Police training aims to avoid deadly force, but officers who have no other way to protect themselves or others clearly are right to fire. And when they fire, they are taught to aim for body mass until the threat is neutralized, not try to shoot an arm or a leg. There isn’t time for a Hollywood stunt, which is why the decision properly is called one of life or death.

It is all so basic, and yet the ritual of police shootings rarely varies. After each one, the liberal catechism demands that the cops be denounced as trigger-happy, and reporters from certain news organizations start hectoring under the assumption that a death could have been avoided if only the police were, you know, more sensitive.

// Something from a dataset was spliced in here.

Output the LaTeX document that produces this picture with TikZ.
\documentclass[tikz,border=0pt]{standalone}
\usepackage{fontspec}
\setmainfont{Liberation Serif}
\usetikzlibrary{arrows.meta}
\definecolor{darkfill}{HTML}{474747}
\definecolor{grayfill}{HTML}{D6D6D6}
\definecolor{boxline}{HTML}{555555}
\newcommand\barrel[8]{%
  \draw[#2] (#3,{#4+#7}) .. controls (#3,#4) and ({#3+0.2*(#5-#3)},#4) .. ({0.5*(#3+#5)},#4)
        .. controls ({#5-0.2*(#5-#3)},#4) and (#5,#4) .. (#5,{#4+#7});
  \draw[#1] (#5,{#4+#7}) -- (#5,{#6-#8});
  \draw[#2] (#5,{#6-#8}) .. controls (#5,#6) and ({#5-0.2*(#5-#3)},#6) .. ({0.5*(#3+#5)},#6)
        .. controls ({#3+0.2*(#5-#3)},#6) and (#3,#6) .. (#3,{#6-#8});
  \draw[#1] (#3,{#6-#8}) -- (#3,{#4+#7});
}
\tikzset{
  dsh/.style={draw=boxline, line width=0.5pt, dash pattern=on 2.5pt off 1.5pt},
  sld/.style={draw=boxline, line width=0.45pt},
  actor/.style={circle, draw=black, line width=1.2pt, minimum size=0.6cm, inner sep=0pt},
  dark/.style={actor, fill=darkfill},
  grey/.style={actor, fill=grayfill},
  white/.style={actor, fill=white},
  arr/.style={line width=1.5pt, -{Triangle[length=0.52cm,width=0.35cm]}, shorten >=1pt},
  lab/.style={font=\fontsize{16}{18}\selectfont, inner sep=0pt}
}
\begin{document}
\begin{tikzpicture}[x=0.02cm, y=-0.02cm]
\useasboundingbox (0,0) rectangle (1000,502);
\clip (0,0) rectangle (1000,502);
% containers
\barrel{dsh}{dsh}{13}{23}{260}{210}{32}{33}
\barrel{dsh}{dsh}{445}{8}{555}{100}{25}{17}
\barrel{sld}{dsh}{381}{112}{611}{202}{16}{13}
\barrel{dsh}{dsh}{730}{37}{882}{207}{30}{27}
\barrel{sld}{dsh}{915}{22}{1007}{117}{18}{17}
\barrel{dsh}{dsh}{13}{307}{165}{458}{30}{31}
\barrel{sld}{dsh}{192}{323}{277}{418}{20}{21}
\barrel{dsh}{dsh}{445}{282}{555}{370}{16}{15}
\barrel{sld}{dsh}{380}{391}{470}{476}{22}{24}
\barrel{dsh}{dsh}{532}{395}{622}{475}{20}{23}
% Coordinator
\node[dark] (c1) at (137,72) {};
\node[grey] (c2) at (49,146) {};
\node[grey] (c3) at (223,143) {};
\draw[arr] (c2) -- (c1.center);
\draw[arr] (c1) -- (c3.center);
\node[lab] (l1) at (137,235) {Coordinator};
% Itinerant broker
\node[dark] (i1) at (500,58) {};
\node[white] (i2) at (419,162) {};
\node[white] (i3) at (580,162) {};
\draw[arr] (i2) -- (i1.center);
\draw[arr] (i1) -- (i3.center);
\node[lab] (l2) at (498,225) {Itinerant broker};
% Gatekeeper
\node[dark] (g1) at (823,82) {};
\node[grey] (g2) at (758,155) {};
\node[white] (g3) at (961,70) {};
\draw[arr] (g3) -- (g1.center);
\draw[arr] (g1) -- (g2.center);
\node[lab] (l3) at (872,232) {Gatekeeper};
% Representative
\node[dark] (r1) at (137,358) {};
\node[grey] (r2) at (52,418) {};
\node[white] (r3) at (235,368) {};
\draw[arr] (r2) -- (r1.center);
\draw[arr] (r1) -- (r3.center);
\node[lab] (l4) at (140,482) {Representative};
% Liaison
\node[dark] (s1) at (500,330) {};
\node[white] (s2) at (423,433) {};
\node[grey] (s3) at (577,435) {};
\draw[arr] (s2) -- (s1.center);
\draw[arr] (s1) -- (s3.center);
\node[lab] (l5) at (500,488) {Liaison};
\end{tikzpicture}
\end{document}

Of course, sympathy for the dead and wounded only flows in one direction. Ten city cops have been shot this year, but that carnage has produced mostly a demand for less policing, not more. The vague suggestion is that the cops are responsible for their own injuries, and that criminals with illegal guns wouldn’t use them so much if only the police would leave them alone.

Hence those loaded questions to the mayor. The hoped-for result is that he will put some daylight between himself and the cops. Hanging them out to dry, even with a stray suggestion of doubt or an omission of strong support, would cue a feeding frenzy on the police.

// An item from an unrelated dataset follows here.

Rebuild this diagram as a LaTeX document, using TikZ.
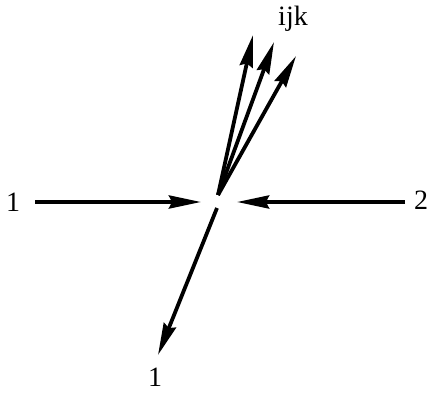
\documentclass[tikz,border=0pt]{standalone}
\usepackage{fontspec}
\setmainfont{Liberation Serif}
\usetikzlibrary{arrows.meta}
\tikzset{
  leg/.style={line width=3.8pt, -{Stealth[length=32pt,width=13pt,inset=3pt]}},
  lbl/.style={font=\fontsize{28}{33}\selectfont, inner sep=0pt}
}
\begin{document}
\begin{tikzpicture}[x=1pt,y=-1pt]
  \useasboundingbox (0,0) rectangle (431,393);
  % labels
  \node[lbl] (in1) at (13,202) {1};
  \node[lbl] (in2) at (421,200) {2};
  \node[lbl] (ijk) at (293,19) {ijk};
  \node[lbl] (out1) at (155,377) {1};
  % end points
  \coordinate (a1) at (35,202);
  \coordinate (a1tip) at (201,202);
  \coordinate (a2) at (405,202);
  \coordinate (a2tip) at (237,202);
  \coordinate (vtop) at (218,195);
  \coordinate (k1) at (253,35);
  \coordinate (k2) at (274,42);
  \coordinate (k3) at (296,56);
  \coordinate (vbot) at (217,208);
  \coordinate (b1) at (158,355);
  % incoming
  \draw[leg] (a1) -- (a1tip);
  \draw[leg] (a2) -- (a2tip);
  % outgoing
  \foreach \k in {k1,k2,k3}
    \draw[leg] (vtop) -- (\k);
  \draw[leg] (vbot) -- (b1);
\end{tikzpicture}
\end{document}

Bloomberg walked into that trap earlier in his tenure, but has become a rock-solid defender of the department. And he continues to remain so, even as the attacks on the NYPD grow more irrational and threaten his legacy among liberals.

Good for him, and good for New York. Given what the 80 percent drop in crime over the last 18 years has meant to the city’s economy and quality of life, it is remarkable that the blame-the-cops-first culture endures. But as long as it does, it remains the duty of any mayor to stand up for the men and women in blue.

GOP can thank Joe’s slip service

That didn’t take long. After only four days, Paul Ryan already is proving himself more fit to be vice president than the incumbent.

Joe Biden was dangerously overheating for much of the summer, and recently disappeared for a week. He also took a week off for his daughter’s wedding.

But he’s baaaccck, and shows signs of being close to the edge again.

At a rally in Virginia, the smears and gibberish were boiling over.

“Look at their budget, and what they are proposing,” Biden said of the GOP ticket.

“Romney wants to let the — he said in the first hundred days he is going to let the big banks once again write their own rules. Unchain Wall Street,” he said as he lowered his hand, as if giving a benediction.

Then the kicker: “They going to put y’all back in chains.”

Biden didn’t appear to be joking as he lapsed into a down-home accent for the “back in chains” line. Some in the audience laughed, some booed, most didn’t know what to do. Can’t blame ’em.

Wait, there was more. He ended his speech to the Virginia audience with a rousing boast that “we can win North Carolina.” Hmmm.

Figuring Biden out gets harder as he seems less and less stable. The idea that he is a heartbeat away from the nuclear button is no laughing matter.

Ryan, meanwhile, has given the GOP ticket a jolt of energy. His life story, of how he found his father dead at 16, went to work at McDonald’s and became class president, has an up-by-the-bootstraps ring that explains his earnest, humble manner.

Most important, the campaign is taking a turn to the future with Ryan as a young, plain-speaking agent for needed fixes to entitlement programs. Even Romney seems to have a new zest.

They’ll need it. With the Obama campaign endorsing Biden’s rancid remarks, the incumbents are responding to the challenge with lies, fear-mongering and race-baiting. And it’s only August.

Booker’s stiff upper flip

Corey Booker is recanting his recantation. The “hostage video,” he now admits, was a “dumb decision.” Bravo.

Newark’s Democratic mayor was a prominent Obama surrogate until a May television bit where he called his party’s attacks on Bain Capital “nauseating.”

Scolded by campaign enforcers, he did a spooky-looking YouTube video to walk back the criticism. His confession, to The Wall Street Journal, that he was wrong to surrender restores some faith in his judgment, especially because he now says he has no regrets about his initial criticism. “I spoke from the heart,” he tells the Journal.

As he always should. But next time, he could save himself a lot of trouble by starting with candor and never wavering.

Be Syrious: Fall is no O triumph

The claim from a Syrian defector that the Assad regime is about to fall can mean only one thing: The White House is getting ready with a statement taking credit. Yep, leading from behind scores again, give or take 20,000 deaths.

Right jab at Mitt

Best line of the day comes from George Will: “For Romney, conservatism is a second language.”